I would like to hear from people living in Dubai. What is it like to live here. What made you want to live here and why? How would you go about finding out more information.


----------



## Ulann (Apr 27, 2007)

I want to live there. Because a freind tell me that Dubai is a very beasutiful caoutry and all charges there are very high. So it is my dreaming only.


----------



## Peterc (Apr 23, 2007)

Dubai is a place that always catches the imagination. I think if you have a financial background or even IT you could get work in Dubai. I think it would be a fantastic place to reside.


----------



## Donnabelle (May 14, 2007)

Dubai is one of the most expensive place to live in the rents and the cost of living is high. It is the shopping capital of the middle east as they say.A very cosmopolitan place, you can find people from all walks of life right here. Well they have skycrapers quiet impressive and of course the only 7 star hotel in the world hmmm Burj Al Arab, you will llove to chill out at the Madinat Jumeirah, Dubai Marina and a lot of beautiful places to unwind, a mixture of old and modern arabian culture. I guess you will love it here.

Dubai is an open country with some restrictions for the expats. It is actually one of the seven emirates of the United Arab Emirates. Within these seven emirates particular laws are being observed, these laws were made by the ruler of each of the seven emirates. Among the emirates Dubai is considered to be more open, liberated, and modernized. In Dubai you can wear any type of clothing except in their Holy Month expats should dress in a less provocative way. Alcoholic beverages are served in bars, clubs and hotels. There are also performers from abroad who do their gig here so nobody misses out the fun of the new age. I should say Dubai has cool places to chill out with great modern music. If you want to be at peace you can go to the countryside or maybe to the beach ( they have great beaches here ). They also have four seasons, now it almost summertime. Th e weather goes up until 48 degree celcius and it's really humid ( sucks).


----------



## Grania (May 29, 2007)

I have no much money to move to Dubai.


----------



## roamer (May 24, 2007)

That's not a typo? 48 Celcius? What is the humidity?
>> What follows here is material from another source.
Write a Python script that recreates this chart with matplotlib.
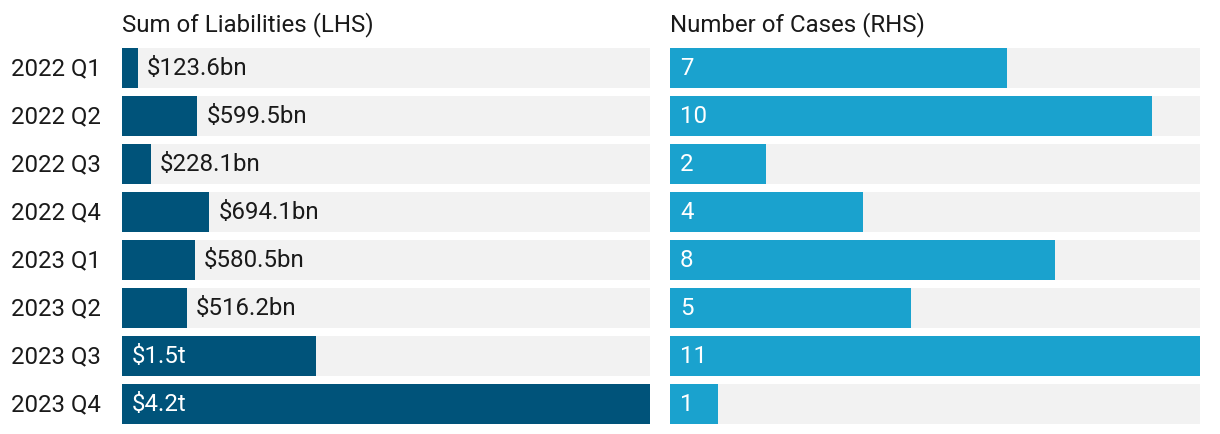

People in Phoenix complin when the humidity hits 50%. People in Singapore rarely complain about it because the difference between 90% and 99.6% is not all that noticable. Maybe I should reconsider this move.


----------



## Peterc (Apr 23, 2007)

Dubai is expensive, however you get what you pay for. The house prices are much lower than the UK, I have recently been offered a huge flat in a development there for under £75k. This interests me but a big step to take right now.


----------



## roamer (May 24, 2007)

Then why do rents seem high? Is the flat convenient and well-constructed and all of that?


----------